The instrument appointing a proxy and the power of attorney or other authority, if any, under which it is signed or a duly notarised certified copy of that power or authority, shall be deposited at the Company's Share Registrar, Boardroom Share Registrars Sdn. Bhd. of 11th Floor, Menara Symphony, No. 5, Jalan Prof. Khoo Kay Kim, Seksyen 13, 46200 Petaling Jaya, Selangor Darul Ehsan not less than forty-eight (48) hours before the time appointed for holding the meeting, i.e., not later than 13 July 2026 at 10:00 a.m. or adjournment thereof.

  1. Alternatively, the proxy form can be deposited electronically through the Share Registrar's website, Boardroom Smart Investor Online Portal at https://investor.boardroomlimited.com to login and deposit your proxy form electronically not less than forty-eight (48) hours before the time appointed for holding the meeting or adjournment thereof.

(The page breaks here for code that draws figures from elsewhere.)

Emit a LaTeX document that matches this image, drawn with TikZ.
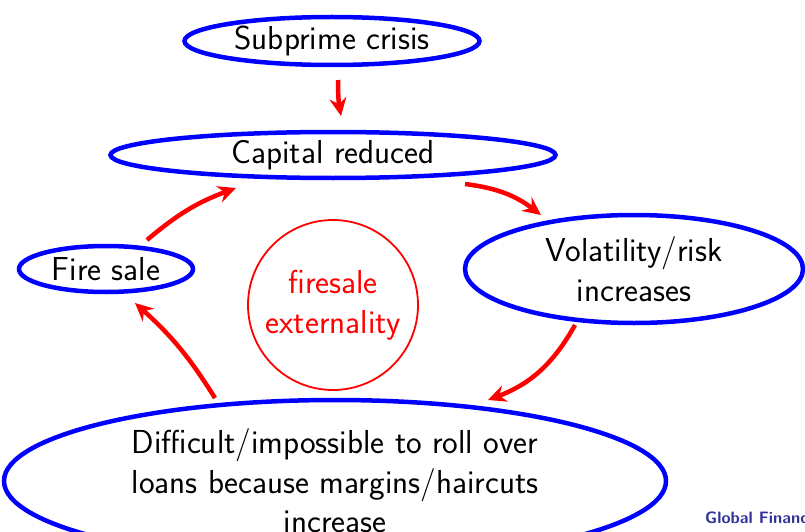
\documentclass[tikz,border=0pt]{standalone}
\usetikzlibrary{shapes.geometric,arrows.meta,calc}
\definecolor{structblue}{RGB}{51,51,153}
\begin{document}
\begin{tikzpicture}[x=1pt,y=1pt,
  box/.style={ellipse,draw=blue,line width=4.5pt,inner sep=0pt,
    font=\sffamily\fontsize{33.2}{39.5}\selectfont,align=center},
  arr/.style={draw=red,line width=4.5pt,
    -{Stealth[length=18pt,width=17pt,inset=6pt]}}]
\clip (0,0) rectangle (805,-532);
\node[box,minimum width=295,minimum height=48] (sub) at (332,-41) {Subprime crisis};
\node[box,minimum width=445,minimum height=46] (cap) at (333,-155) {Capital reduced};
\node[box,minimum width=338,minimum height=108] (vol) at (634,-269) {Volatility/risk\\increases};
\node[box,minimum width=174,minimum height=46] (fire) at (106,-269) {Fire sale};
\node[box,minimum width=662,minimum height=162] (bot) at (335,-481)
  {Difficult/impossible to roll over\\loans because margins/haircuts\\increase};
\node[ellipse,draw=red,line width=1.8pt,minimum width=170,minimum height=170,
  inner xsep=-20pt,inner ysep=0pt,text=red,align=center,
  font=\sffamily\fontsize{33.2}{39.5}\selectfont] (ext) at (333,-305) {firesale\\externality};
\node[anchor=west,inner sep=0pt,text=structblue,
  font=\sffamily\bfseries\fontsize{16.5}{18}\selectfont] (foot) at (705,-518) {Global Financ};
\draw[arr] ($(sub)+(6,-39)$) to[bend right=5] ($(cap)+(8,39)$);
\draw[arr] ($(cap)+(132,-29)$) to[bend left=15] ($(vol)+(-93,54)$);
\draw[arr] ($(vol)+(-59,-56)$) to[bend left=20] ($(bot)+(153,81)$);
\draw[arr] ($(bot)+(-120,83)$) to[bend right=8] ($(fire)+(29,-34)$);
\draw[arr] ($(fire)+(41,29)$) to[bend left=10] ($(cap)+(-97,-33)$);
\end{tikzpicture}
\end{document}
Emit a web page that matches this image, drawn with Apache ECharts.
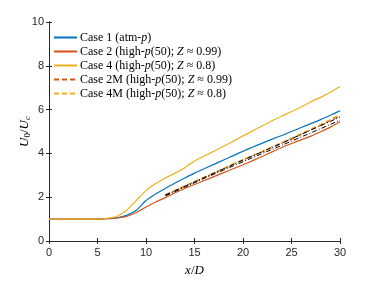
<!DOCTYPE html>
<html>
<head>
<meta charset="utf-8">
<script src="https://cdn.jsdelivr.net/npm/echarts@6/dist/echarts.min.js"></script>
<style>
  body { margin: 0; background: #fff; }
  #chart { width: 376px; height: 282px; }
</style>
</head>
<body>
<div id="chart"></div>
<script>
// x/D positions
var xFull = [0,1,2,3,4,5,6,7,8,9,10,11,12,13,14,15,16,17,18,19,20,21,22,23,24,25,26,27,28,29,30];
var case1 = [1,1,1,1,1,1,1.02,1.06,1.17,1.4,1.85,2.15,2.4,2.65,2.88,3.1,3.3,3.5,3.7,3.9,4.1,4.29,4.47,4.65,4.82,5.0,5.18,5.36,5.54,5.74,5.95];
var case2 = [1,1,1,1,1,1,1.02,1.05,1.12,1.3,1.55,1.78,1.98,2.2,2.4,2.58,2.76,2.94,3.12,3.3,3.48,3.67,3.87,4.07,4.27,4.45,4.62,4.79,4.99,5.2,5.45];
var case4 = [1,1,1,1,1,1,1.04,1.13,1.4,1.85,2.3,2.62,2.88,3.1,3.35,3.65,3.88,4.1,4.33,4.56,4.8,5.03,5.26,5.49,5.71,5.91,6.12,6.36,6.56,6.79,7.05];

var xM = [12,13,14,15,16,17,18,19,20,21,22,23,24,25,26,27,28,29,30];
var case2M = [2.1,2.3,2.5,2.7,2.9,3.1,3.3,3.5,3.7,3.89,4.08,4.27,4.46,4.65,4.86,5.07,5.28,5.5,5.72];
var case4M = [2.12,2.32,2.52,2.72,2.92,3.12,3.32,3.52,3.72,3.91,4.1,4.3,4.5,4.7,4.91,5.12,5.33,5.55,5.78];
var modelA = [2.06,2.26,2.46,2.66,2.86,3.05,3.24,3.43,3.62,3.81,4.0,4.18,4.37,4.56,4.75,4.94,5.13,5.32,5.52];
var modelB = [2.1,2.3,2.5,2.7,2.9,3.1,3.3,3.5,3.7,3.89,4.08,4.28,4.47,4.67,4.87,5.07,5.27,5.46,5.66];

function pairs(xs, ys) {
    return xs.map(function (x, i) { return [x, ys[i]]; });
}

var axisColor = '#262626';
var serif = '"Liberation Serif", "DejaVu Serif", serif';
var sans = '"Liberation Sans", Arial, sans-serif';

var legendNames = [
    'Case 1 (atm-{i|p})',
    'Case 2 (high-{i|p}(50); {i|Z} ≈ 0.99)',
    'Case 4 (high-{i|p}(50); {i|Z} ≈ 0.8)',
    'Case 2M (high-{i|p}(50); {i|Z} ≈ 0.99)',
    'Case 4M (high-{i|p}(50); {i|Z} ≈ 0.8)'
];

function lineSeries(name, xs, ys, color, type) {
    return {
        name: name,
        type: 'line',
        data: pairs(xs, ys),
        symbol: 'none',
        smooth: 0.2,
        lineStyle: { color: color, width: 1.2, type: type },
        itemStyle: { color: color },
        z: 3
    };
}

var chart = echarts.init(document.getElementById('chart'));
chart.setOption({
    animation: false,
    grid: { left: 49, right: 36, top: 22, bottom: 36 },
    legend: {
        left: 48,
        top: 26,
        orient: 'vertical',
        itemWidth: 23,
        itemHeight: 13,
        itemGap: 1,
        data: legendNames,
        itemStyle: { opacity: 0 },
        textStyle: {
            fontFamily: serif,
            fontSize: 12,
            lineHeight: 13,
            color: '#000',
            padding: [0, 0, 0, -2],
            rich: {
                i: { fontFamily: serif, fontStyle: 'italic', fontSize: 12, lineHeight: 13, color: '#000' }
            }
        }
    },
    xAxis: [{
        type: 'value',
        min: 0, max: 30, interval: 5,
        name: '{i|x}/{i|D}',
        nameLocation: 'middle',
        nameGap: 23,
        nameMoveOverlap: false,
        nameTextStyle: {
            fontFamily: serif, fontSize: 13, color: '#000',
            rich: { i: { fontFamily: serif, fontStyle: 'italic', fontSize: 13, color: '#000' } }
        },
        axisLine: { lineStyle: { color: axisColor } },
        axisTick: { inside: true, length: 3, lineStyle: { color: axisColor } },
        axisLabel: { color: axisColor, fontSize: 11, margin: 6, fontFamily: sans },
        splitLine: { show: false }
    }, {
        type: 'value',
        position: 'top',
        min: 0, max: 30, interval: 5,
        axisLine: { show: true, lineStyle: { color: axisColor } },
        axisTick: { inside: true, length: 3, lineStyle: { color: axisColor } },
        axisLabel: { show: false },
        splitLine: { show: false }
    }],
    yAxis: [{
        type: 'value',
        min: 0, max: 10, interval: 2,
        name: '{i|U}{s|0}/{i|U}{si|c}',
        nameLocation: 'middle',
        nameGap: 17,
        nameMoveOverlap: false,
        nameRotate: 90,
        nameTextStyle: {
            fontFamily: serif, fontSize: 13, color: '#000',
            rich: {
                i: { fontFamily: serif, fontStyle: 'italic', fontSize: 13, color: '#000' },
                s: { fontFamily: serif, fontSize: 9, color: '#000', padding: [6, 0, 0, 0] },
                si: { fontFamily: serif, fontStyle: 'italic', fontSize: 9, color: '#000', padding: [6, 0, 0, 0] }
            }
        },
        axisLine: { show: true, lineStyle: { color: axisColor } },
        axisTick: { show: true, inside: true, length: 3, lineStyle: { color: axisColor } },
        axisLabel: { color: axisColor, fontSize: 11, margin: 5, fontFamily: sans },
        splitLine: { show: false }
    }, {
        type: 'value',
        position: 'right',
        min: 0, max: 10, interval: 2,
        axisLine: { show: true, lineStyle: { color: axisColor } },
        axisTick: { show: true, inside: true, length: 3, lineStyle: { color: axisColor } },
        axisLabel: { show: false },
        splitLine: { show: false }
    }],
    series: [
        lineSeries(legendNames[0], xFull, case1, '#0072BD', 'solid'),
        lineSeries(legendNames[1], xFull, case2, '#D95319', 'solid'),
        lineSeries(legendNames[2], xFull, case4, '#EDB120', 'solid'),
        lineSeries(legendNames[3], xM, case2M, '#D95319', [5, 3]),
        lineSeries(legendNames[4], xM, case4M, '#EDB120', [5, 3]),
        {
            name: 'modelA', type: 'line', data: pairs(xM, modelA), symbol: 'none',
            lineStyle: { color: '#000', width: 1, type: [5, 2, 1, 2] }, z: 4
        },
        {
            name: 'modelB', type: 'line', data: pairs(xM, modelB), symbol: 'none',
            lineStyle: { color: '#000', width: 1, type: [5, 2, 1, 2] }, z: 4
        }
    ]
});
</script>
</body>
</html>
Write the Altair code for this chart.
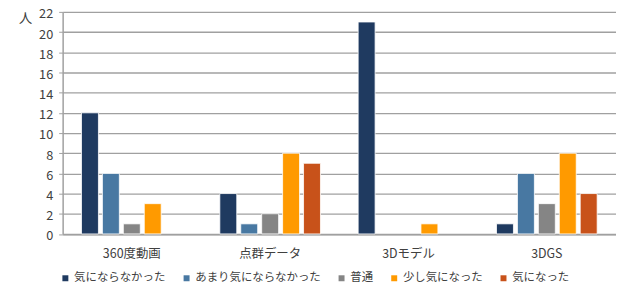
import altair as alt
import pandas as pd

categories = ["360度動画", "点群データ", "3Dモデル", "3DGS"]
series = ["気にならなかった", "あまり気にならなかった", "普通", "少し気になった", "気になった"]
colors = ["#1f3a60", "#4878a2", "#858585", "#ff9a00", "#c8521a"]
values = {
    "気にならなかった": [12, 4, 21, 1],
    "あまり気にならなかった": [6, 1, 0, 6],
    "普通": [1, 2, 0, 3],
    "少し気になった": [3, 8, 1, 8],
    "気になった": [0, 7, 0, 4],
}
y_ticks = list(range(0, 23, 2))

rows = []
for s in series:
    for c, v in zip(categories, values[s]):
        rows.append({"category": c, "series": s, "value": v})
df = pd.DataFrame(rows)

FONT = "Noto Sans CJK JP"
TXT = "#404040"
GRID = "#a0a0a0"

chart = alt.Chart(df).transform_filter(alt.datum.value > 0).mark_bar(
    stroke="white", strokeWidth=0.8
).encode(
    x=alt.X("category:N", sort=categories,
            scale=alt.Scale(domain=categories, paddingInner=0, paddingOuter=0),
            axis=alt.Axis(title=None, labelAngle=0, ticks=False, domainColor=GRID,
                          domainWidth=1.5, labelFont=FONT, labelFontSize=12.5,
                          labelColor=TXT, labelPadding=14)),
    xOffset=alt.XOffset("series:N", sort=series,
                        scale=alt.Scale(domain=series, paddingInner=0.19, paddingOuter=0.9)),
    y=alt.Y("value:Q", scale=alt.Scale(domain=[0, 22], nice=False),
            axis=alt.Axis(values=y_ticks, title="人", titleAngle=0, titleX=-38, titleY=6.5,
                          titleAlign="center", titleBaseline="middle", titleFont=FONT,
                          titleFontSize=13.5, titleFontWeight="normal", titleColor=TXT,
                          labelFont=FONT, labelFontSize=12.8, labelColor=TXT, labelOffset=2,
                          tickSize=4, tickColor=GRID, domainColor=GRID,
                          domainWidth=1.5, gridColor=GRID, gridWidth=1.3,
                          labelPadding=6)),
    color=alt.Color("series:N", sort=series,
                    scale=alt.Scale(domain=series, range=colors),
                    legend=alt.Legend(title=None, orient="none", direction="horizontal",
                                      legendX=-3, legendY=262, symbolType="square",
                                      symbolSize=36, symbolStrokeWidth=0,
                                      labelFont=FONT, labelFontSize=11.5, labelColor=TXT,
                                      columnPadding=15, labelOffset=3, symbolOffset=0)),
).properties(
    width=557, height=223.5,
    autosize=alt.AutoSizeParams(type="none"),
    padding={"left": 55, "top": 3, "right": 0, "bottom": 53},
).configure_view(stroke=None)

chart.save("out.html", embed_options={"renderer": "svg", "actions": False})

The lodging of the Proxy Form does not preclude any shareholder from participating and voting at the meeting should any shareholder subsequently wish to do so, provided that a Notice of Termination of Authority to act as Proxy is given to the Company and deposited at the office of Share Registrar of the Company, Boardroom Share Registrars Sdn. Bhd. at 11th Floor, Menara Symphony, No. 5, Jalan Prof. Khoo Kay Kim, Seksyen 13, 46200 Petaling Jaya, Selangor Darul Ehsan not less than twenty-four (24) hours before the time stipulated for holding the meeting or any adjournment thereof.

All resolutions set out in the Notice of the Meeting are to be voted by poll voting as per paragraph 8.29A(1) of the MMLR of Bursa Securities via the RPV facilities.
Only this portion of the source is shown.